2. As redações dos arts. 80 (Delegado Geral, o Delegado Geral Adjunto e os Delegados de Polícia são Órgãos Personalizados da Polícia Judiciária de carreira, com autonomia funcional e operacional) e 81 (prerrogativas e etc.) se constituíram um dos pontos fortes da lei, consagrando satisfatoriamente o que se pretendeu nas LCs 55/92 e 98/93 com o sistema de entrâncias.

b) Pontos negativos:

1. Instituiu uma super carreira de Agentes de Polícia (art. 10 e ss.), com curso superior, sem que se atentasse para o que ocorre por exemplo na PF. Ademais, muitos agentes continuam a exercer funções primárias (motorista, telefonista, atendente, recepcionista e etc.), todos "doutores" e nesse clima os Delegados foram nivelados por baixo (nada contra o curso superior, aliás, fizemos essas reformas na LC 55/92, mas mantivemos as carreiras de segundo grau). O fato é que a criação de uma supercarreira de "agentes" engessou a instituição e delineou uma divisão perigosa entre "nós e o resto", sem contar os lobbies quanto a se tentar aprovar alguma matéria de interesse institucional ou classista.

2. A definição do princípio da hierarquia (art. 25 e ss.) a bem da verdade se mostrou retrógrado, na medida em que manteve o velho sistema da prevalência da hierarquia da função sobre os cargos, favorecendo as ingerências políticas e os interesses escusos dos dirigentes da instituição em aquinhoar amigos e menosprezar seus, digamos, desafetos ou excluídos. A bem da verdade, esse velho sistema tem sido o grande responsável pelas ingerências políticas na instituição e por nos transformarmos em "boi de piranha" para políticos e, alimentando uma "autofagia" interna a cada alternância de governo ou direção da Pasta/SSP e cúpula da Polícia Civil. Delegados novos são cooptados ou seduzidos por cargos em comissão e se transformam em defensores da moralidade, da ética, dos princípios... A bem da verdade, a "hierarquia" só tem servido como instrumento de controle disciplinar, nas mãos justamente daqueles impostos nos cargos de direção para representar os políticos e governos. Talvez esteja aí a principal explicação a respeito do governo não querer ouvir falar em lista tríplice, muito menos eleição direta para a direção da Polícia Civil. E o que dizer sobre autonomia institucional? Realmente, fazemos o inverso e nos distanciamos das reformas tão necessárias, tudo isso temperado pelo jogo das vaidades.

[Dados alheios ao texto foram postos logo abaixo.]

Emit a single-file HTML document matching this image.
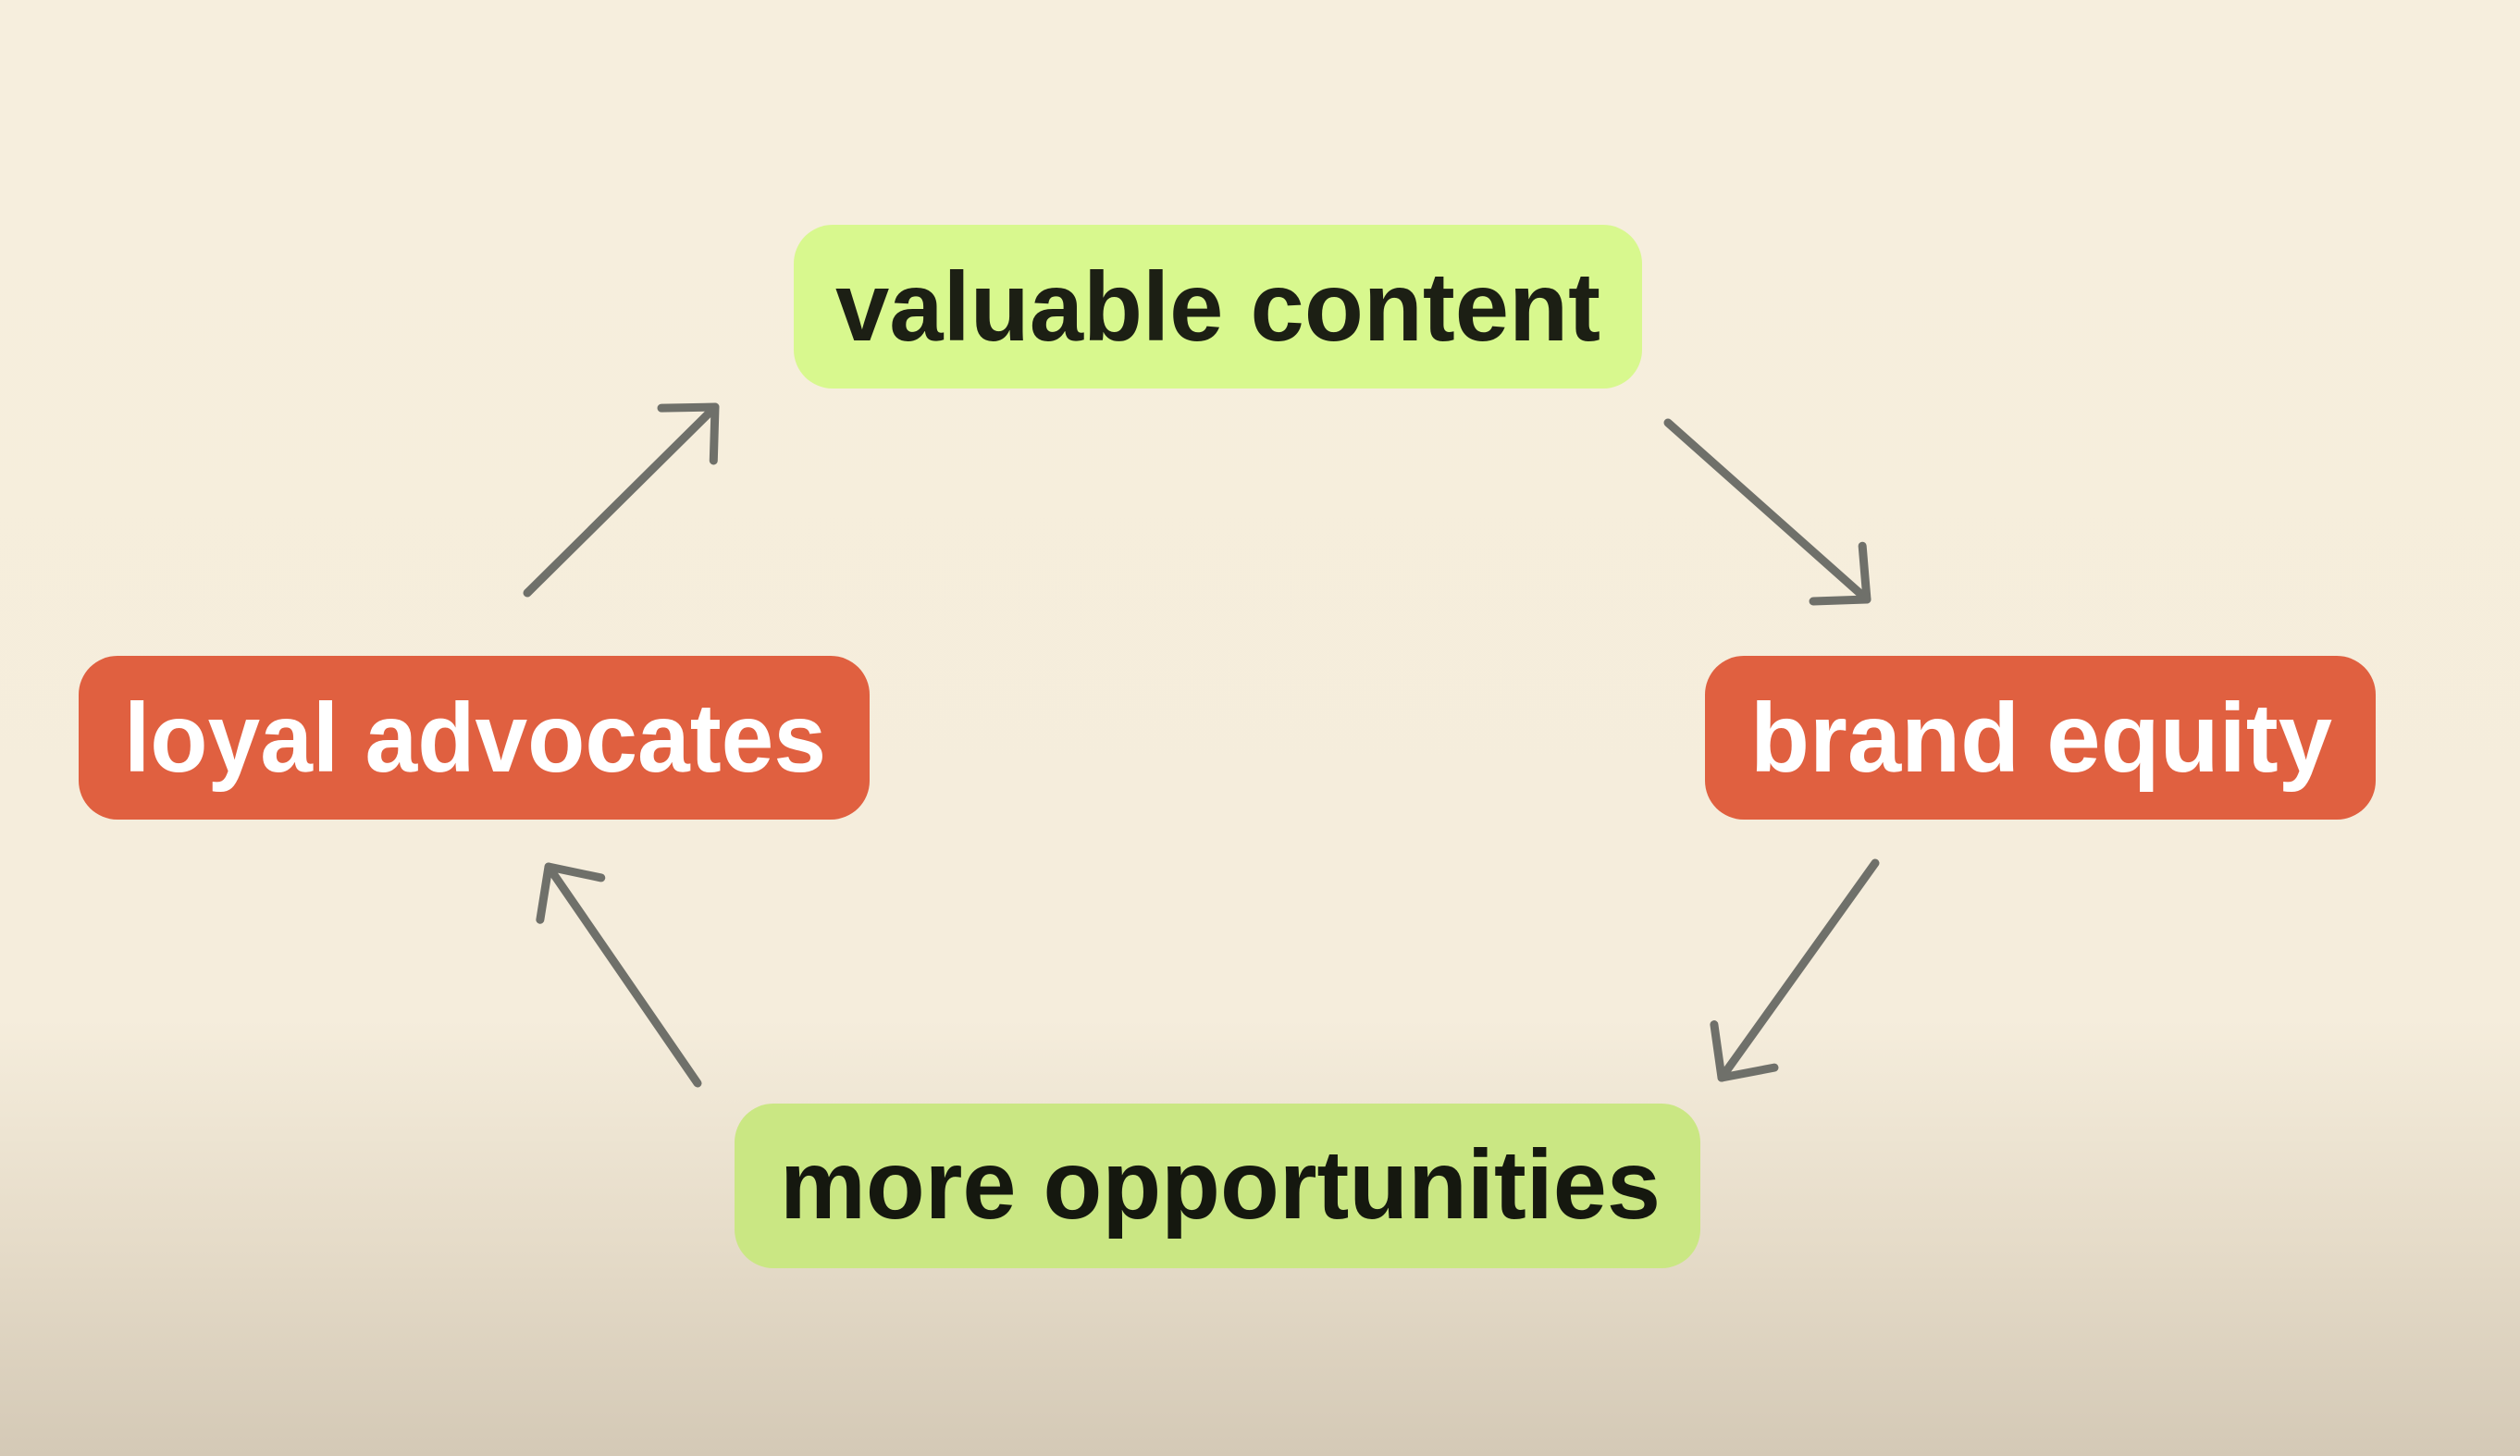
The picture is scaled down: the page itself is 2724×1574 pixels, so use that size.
<!DOCTYPE html>
<html><head><meta charset="utf-8"><style>
html,body{margin:0;padding:0}
body{width:2724px;height:1574px;overflow:hidden;background:linear-gradient(180deg,#f6eedd 0%,#f5eddc 70%,#e6dcc9 85%,#d4c9b6 100%)}
svg{display:block}
text{font-family:"Liberation Sans",sans-serif;font-weight:bold;font-size:106px}
</style></head><body>
<svg width="2724" height="1574" viewBox="0 0 2724 1574">
<defs>
<marker id="a" markerUnits="userSpaceOnUse" markerWidth="120" markerHeight="120" refX="60" refY="60" orient="auto">
<path d="M18 20 L60 60 L18 100" fill="none" stroke="#6f706a" stroke-width="9" stroke-linecap="round" stroke-linejoin="round"/>
</marker>
</defs>
<rect x="858" y="243" width="917" height="177" rx="42" fill="#d8f88e"/>
<rect x="85" y="709" width="855" height="177" rx="42" fill="#e06040"/>
<rect x="1843" y="709" width="725" height="177" rx="42" fill="#e06040"/>
<rect x="794" y="1193" width="1044" height="178" rx="42" fill="#cae783"/>
<text x="903" y="368" textLength="827" lengthAdjust="spacingAndGlyphs" fill="#1c1f14">valuable content</text>
<text x="134" y="834" textLength="759" lengthAdjust="spacingAndGlyphs" fill="#fff">loyal advocates</text>
<text x="1892" y="834" textLength="629" lengthAdjust="spacingAndGlyphs" fill="#fff">brand equity</text>
<text x="843" y="1317" textLength="952" lengthAdjust="spacingAndGlyphs" fill="#15180f">more opportunities</text>
<g fill="none" stroke="#6f706a" stroke-width="9" stroke-linecap="round">
<line x1="1803" y1="457" x2="2018" y2="648" marker-end="url(#a)"/>
<line x1="2027" y1="933" x2="1861" y2="1165" marker-end="url(#a)"/>
<line x1="754" y1="1171" x2="593" y2="937" marker-end="url(#a)"/>
<line x1="570" y1="641" x2="773" y2="440" marker-end="url(#a)"/>
</g>
</svg>
</body></html>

3.  A LC 98/93 mostrou nitidamente o quanto nós somos incompetentes para gerir nossas atividades administrativas (como as progressões funcionais). Mas foi uma tentativa que revelou uma realidade indigesta. A LC 453/2009 procurou manter a modalidade de promoção por merecimento, seguindo basicamente os mesmos parâmetros da legislação especial revogada. A nosso ver isso também se constituiu um grande erro, pois a experiência demonstrou que na atual conjuntura é melhor termos somente as promoções por "antiguidade" e "ato de bravura", já que o resto é uma indústria dos diplomas em detrimento do trabalho".